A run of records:
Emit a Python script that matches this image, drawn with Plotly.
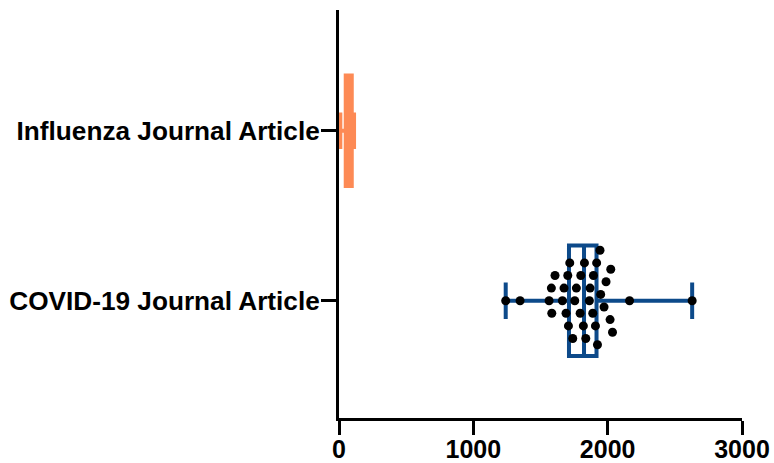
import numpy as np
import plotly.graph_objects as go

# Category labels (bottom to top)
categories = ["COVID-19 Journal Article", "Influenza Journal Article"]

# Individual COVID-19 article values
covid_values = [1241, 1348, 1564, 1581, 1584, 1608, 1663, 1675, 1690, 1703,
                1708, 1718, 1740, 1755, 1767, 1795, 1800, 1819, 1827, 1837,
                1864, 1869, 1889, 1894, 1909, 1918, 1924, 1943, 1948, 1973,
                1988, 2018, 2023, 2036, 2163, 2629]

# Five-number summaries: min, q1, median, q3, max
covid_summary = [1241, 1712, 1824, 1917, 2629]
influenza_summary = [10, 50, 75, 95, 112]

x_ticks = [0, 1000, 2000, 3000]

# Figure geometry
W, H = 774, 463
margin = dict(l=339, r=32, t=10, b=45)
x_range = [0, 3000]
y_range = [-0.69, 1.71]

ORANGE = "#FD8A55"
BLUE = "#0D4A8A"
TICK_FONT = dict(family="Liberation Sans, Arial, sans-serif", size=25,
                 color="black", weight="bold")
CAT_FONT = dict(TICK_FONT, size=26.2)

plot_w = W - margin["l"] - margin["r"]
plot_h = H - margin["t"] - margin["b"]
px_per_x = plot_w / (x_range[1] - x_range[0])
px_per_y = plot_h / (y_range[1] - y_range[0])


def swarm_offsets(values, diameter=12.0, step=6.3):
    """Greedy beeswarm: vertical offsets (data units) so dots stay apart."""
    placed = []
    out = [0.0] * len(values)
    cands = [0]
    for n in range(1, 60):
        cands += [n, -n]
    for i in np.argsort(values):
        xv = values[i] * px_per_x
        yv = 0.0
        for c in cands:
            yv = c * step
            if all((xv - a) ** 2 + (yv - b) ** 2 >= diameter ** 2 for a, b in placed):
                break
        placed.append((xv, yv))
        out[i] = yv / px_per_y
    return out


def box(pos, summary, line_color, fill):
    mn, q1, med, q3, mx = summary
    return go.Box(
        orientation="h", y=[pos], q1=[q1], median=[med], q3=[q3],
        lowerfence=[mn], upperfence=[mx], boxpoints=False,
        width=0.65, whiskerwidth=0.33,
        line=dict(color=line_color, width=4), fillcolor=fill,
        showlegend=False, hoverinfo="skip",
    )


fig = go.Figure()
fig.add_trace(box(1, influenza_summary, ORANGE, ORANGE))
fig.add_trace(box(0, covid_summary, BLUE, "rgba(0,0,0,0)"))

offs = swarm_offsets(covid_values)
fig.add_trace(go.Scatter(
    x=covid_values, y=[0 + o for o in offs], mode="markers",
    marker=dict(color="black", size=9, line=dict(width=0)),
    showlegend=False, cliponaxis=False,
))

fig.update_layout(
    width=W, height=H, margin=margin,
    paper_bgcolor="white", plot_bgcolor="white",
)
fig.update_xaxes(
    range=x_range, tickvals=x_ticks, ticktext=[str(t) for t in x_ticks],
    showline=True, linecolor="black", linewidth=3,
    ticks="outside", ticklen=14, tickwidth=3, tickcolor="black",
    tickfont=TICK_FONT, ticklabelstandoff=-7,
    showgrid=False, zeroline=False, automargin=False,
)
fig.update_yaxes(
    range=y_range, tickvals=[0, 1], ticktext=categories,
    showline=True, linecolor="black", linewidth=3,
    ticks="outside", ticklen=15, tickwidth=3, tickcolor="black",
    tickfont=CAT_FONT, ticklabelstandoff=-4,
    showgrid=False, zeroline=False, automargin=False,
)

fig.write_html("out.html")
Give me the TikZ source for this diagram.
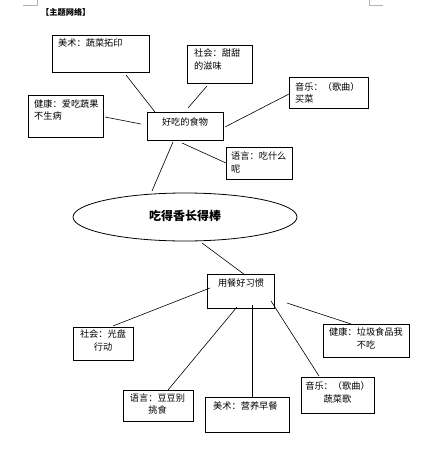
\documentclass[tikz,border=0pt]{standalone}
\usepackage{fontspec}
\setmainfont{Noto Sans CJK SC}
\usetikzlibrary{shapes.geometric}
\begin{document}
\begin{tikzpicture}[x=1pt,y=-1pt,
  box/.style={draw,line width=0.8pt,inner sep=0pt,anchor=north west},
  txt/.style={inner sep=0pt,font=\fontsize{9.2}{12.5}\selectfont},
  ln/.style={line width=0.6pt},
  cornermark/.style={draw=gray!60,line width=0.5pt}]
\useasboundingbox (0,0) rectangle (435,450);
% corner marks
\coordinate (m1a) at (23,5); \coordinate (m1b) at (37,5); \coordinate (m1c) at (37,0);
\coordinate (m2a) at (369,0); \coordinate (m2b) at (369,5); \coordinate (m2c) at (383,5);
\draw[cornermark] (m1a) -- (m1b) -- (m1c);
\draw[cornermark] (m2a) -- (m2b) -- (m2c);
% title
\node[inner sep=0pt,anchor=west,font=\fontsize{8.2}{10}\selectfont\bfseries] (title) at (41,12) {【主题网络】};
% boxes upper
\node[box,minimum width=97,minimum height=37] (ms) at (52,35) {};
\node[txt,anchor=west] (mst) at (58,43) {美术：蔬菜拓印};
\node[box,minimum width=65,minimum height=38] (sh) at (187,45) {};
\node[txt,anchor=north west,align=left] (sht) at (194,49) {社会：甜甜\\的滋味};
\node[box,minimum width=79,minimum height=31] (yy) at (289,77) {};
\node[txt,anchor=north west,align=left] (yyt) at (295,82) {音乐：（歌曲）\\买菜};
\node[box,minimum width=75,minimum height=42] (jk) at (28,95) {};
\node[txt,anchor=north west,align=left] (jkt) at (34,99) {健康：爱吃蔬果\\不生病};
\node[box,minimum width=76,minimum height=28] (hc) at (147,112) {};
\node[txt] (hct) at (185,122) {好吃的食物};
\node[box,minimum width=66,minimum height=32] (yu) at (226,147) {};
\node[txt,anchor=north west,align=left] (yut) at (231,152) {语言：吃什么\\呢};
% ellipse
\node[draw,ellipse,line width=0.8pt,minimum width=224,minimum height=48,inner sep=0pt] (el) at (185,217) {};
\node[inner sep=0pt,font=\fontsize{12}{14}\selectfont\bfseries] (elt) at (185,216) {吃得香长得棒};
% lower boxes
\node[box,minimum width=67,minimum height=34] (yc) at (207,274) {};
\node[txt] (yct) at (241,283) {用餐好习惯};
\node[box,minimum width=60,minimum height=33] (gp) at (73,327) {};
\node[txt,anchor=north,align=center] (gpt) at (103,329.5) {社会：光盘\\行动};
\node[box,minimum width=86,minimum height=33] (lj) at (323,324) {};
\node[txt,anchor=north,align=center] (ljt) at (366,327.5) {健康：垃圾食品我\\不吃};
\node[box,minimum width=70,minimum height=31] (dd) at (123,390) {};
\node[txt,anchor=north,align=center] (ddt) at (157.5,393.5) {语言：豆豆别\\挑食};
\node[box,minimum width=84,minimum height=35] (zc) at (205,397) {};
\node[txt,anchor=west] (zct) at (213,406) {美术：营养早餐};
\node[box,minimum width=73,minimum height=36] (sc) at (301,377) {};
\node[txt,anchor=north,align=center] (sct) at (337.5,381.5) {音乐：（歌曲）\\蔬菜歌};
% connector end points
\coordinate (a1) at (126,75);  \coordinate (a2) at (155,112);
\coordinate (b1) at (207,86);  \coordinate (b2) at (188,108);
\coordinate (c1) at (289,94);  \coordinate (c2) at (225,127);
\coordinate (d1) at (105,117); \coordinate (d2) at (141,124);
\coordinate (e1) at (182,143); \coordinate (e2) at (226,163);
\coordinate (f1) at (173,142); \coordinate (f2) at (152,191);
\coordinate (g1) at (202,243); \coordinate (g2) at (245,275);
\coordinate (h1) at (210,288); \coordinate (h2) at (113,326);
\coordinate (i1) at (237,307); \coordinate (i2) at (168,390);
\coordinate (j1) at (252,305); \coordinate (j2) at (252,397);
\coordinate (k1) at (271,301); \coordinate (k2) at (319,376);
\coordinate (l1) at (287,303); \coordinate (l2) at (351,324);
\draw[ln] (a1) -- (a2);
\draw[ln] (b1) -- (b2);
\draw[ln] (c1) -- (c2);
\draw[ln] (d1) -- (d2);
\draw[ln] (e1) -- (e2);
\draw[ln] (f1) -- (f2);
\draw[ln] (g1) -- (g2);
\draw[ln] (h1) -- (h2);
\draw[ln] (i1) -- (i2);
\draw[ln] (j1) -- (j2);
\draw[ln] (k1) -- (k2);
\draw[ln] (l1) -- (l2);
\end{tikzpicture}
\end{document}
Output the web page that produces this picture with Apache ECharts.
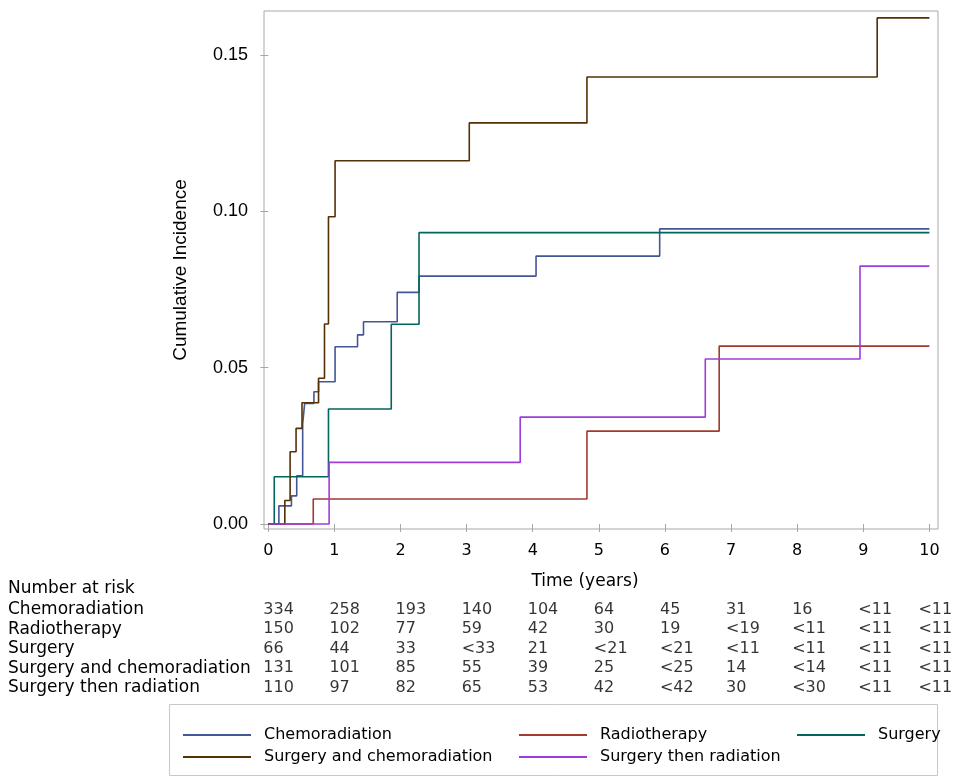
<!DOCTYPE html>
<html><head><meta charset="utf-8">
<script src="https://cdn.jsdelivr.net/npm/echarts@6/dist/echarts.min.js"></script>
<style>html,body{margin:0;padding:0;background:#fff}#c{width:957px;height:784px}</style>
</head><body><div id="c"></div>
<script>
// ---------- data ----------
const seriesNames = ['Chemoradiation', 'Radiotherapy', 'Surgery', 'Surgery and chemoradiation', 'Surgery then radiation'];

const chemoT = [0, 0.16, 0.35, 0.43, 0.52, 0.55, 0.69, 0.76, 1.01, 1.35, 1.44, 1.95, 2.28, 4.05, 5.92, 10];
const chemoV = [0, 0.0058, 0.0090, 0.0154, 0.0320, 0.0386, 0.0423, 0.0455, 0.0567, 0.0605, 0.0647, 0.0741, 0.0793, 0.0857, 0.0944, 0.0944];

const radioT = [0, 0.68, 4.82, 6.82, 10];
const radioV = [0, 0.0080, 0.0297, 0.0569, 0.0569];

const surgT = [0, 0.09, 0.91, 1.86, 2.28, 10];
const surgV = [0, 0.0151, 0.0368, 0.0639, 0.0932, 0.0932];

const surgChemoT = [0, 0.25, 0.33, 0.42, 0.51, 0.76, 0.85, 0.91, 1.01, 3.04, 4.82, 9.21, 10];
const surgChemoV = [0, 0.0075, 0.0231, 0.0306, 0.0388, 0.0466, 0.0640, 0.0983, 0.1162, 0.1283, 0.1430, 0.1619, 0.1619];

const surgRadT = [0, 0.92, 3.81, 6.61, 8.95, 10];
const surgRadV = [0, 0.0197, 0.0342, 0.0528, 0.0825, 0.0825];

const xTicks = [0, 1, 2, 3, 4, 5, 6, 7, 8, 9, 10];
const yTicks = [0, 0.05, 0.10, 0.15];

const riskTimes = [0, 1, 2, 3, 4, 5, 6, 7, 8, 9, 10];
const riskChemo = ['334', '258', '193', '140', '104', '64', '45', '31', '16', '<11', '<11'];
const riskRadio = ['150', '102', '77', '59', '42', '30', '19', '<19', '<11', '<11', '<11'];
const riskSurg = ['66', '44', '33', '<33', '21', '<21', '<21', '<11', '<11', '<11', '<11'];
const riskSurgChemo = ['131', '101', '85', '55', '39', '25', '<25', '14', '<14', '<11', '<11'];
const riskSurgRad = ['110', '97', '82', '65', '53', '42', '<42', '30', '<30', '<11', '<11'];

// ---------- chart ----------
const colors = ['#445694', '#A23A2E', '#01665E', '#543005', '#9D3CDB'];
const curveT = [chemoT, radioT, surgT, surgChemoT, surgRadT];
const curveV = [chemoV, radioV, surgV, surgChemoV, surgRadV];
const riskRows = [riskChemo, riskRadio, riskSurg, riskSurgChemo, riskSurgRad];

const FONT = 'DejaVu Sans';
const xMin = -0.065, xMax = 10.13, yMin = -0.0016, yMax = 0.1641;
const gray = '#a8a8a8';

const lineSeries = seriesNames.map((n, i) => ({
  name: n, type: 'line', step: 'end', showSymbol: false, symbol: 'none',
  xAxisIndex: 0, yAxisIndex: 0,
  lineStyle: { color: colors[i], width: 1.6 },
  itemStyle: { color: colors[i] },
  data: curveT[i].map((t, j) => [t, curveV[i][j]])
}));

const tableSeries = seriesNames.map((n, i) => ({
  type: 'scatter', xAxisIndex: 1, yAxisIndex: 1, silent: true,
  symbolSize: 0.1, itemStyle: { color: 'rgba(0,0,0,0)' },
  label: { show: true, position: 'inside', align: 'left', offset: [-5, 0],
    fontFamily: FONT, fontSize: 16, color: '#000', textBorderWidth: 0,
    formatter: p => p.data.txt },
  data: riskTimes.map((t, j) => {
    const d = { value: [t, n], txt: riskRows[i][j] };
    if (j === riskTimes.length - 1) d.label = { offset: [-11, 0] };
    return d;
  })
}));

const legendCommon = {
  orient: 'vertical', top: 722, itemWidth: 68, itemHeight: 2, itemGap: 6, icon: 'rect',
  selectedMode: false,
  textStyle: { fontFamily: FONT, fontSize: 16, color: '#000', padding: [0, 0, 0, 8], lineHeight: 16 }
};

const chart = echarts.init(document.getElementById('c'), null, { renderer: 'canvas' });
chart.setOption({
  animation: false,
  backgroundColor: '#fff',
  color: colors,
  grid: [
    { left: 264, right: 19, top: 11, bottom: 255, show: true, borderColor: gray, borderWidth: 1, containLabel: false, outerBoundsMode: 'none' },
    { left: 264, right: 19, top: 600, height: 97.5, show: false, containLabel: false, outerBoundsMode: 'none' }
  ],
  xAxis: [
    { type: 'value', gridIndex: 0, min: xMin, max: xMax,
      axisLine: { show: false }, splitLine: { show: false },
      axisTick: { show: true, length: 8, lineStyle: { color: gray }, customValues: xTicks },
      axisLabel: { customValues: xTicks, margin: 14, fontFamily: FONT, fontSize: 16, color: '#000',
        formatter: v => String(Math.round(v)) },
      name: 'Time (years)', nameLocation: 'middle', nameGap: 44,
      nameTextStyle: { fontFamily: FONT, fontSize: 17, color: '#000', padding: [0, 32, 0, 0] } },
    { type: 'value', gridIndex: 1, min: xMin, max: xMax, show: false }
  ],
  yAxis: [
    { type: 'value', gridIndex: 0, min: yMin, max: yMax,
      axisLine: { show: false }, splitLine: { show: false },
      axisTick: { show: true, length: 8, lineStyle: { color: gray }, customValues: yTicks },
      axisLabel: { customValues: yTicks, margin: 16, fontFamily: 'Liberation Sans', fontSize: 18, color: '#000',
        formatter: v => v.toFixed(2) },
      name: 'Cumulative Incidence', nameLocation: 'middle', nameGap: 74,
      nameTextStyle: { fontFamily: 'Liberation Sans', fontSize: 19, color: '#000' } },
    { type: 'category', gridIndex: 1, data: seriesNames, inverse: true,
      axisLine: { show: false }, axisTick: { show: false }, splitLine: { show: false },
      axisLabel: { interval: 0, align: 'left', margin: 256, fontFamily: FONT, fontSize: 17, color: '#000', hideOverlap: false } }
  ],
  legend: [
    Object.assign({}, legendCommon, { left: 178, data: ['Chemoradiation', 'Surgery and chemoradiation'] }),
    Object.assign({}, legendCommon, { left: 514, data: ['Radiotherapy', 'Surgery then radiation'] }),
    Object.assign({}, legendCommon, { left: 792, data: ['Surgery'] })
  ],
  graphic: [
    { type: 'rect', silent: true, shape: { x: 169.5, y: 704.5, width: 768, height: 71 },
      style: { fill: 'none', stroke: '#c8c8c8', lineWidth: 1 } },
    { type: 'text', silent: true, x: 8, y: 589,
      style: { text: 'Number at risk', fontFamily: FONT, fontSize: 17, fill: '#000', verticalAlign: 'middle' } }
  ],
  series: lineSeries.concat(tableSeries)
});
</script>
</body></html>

#### [STATED GOAL]
In the entries above, count each line with "script"; reply with the total only.

#### [TASK ANSWER]
4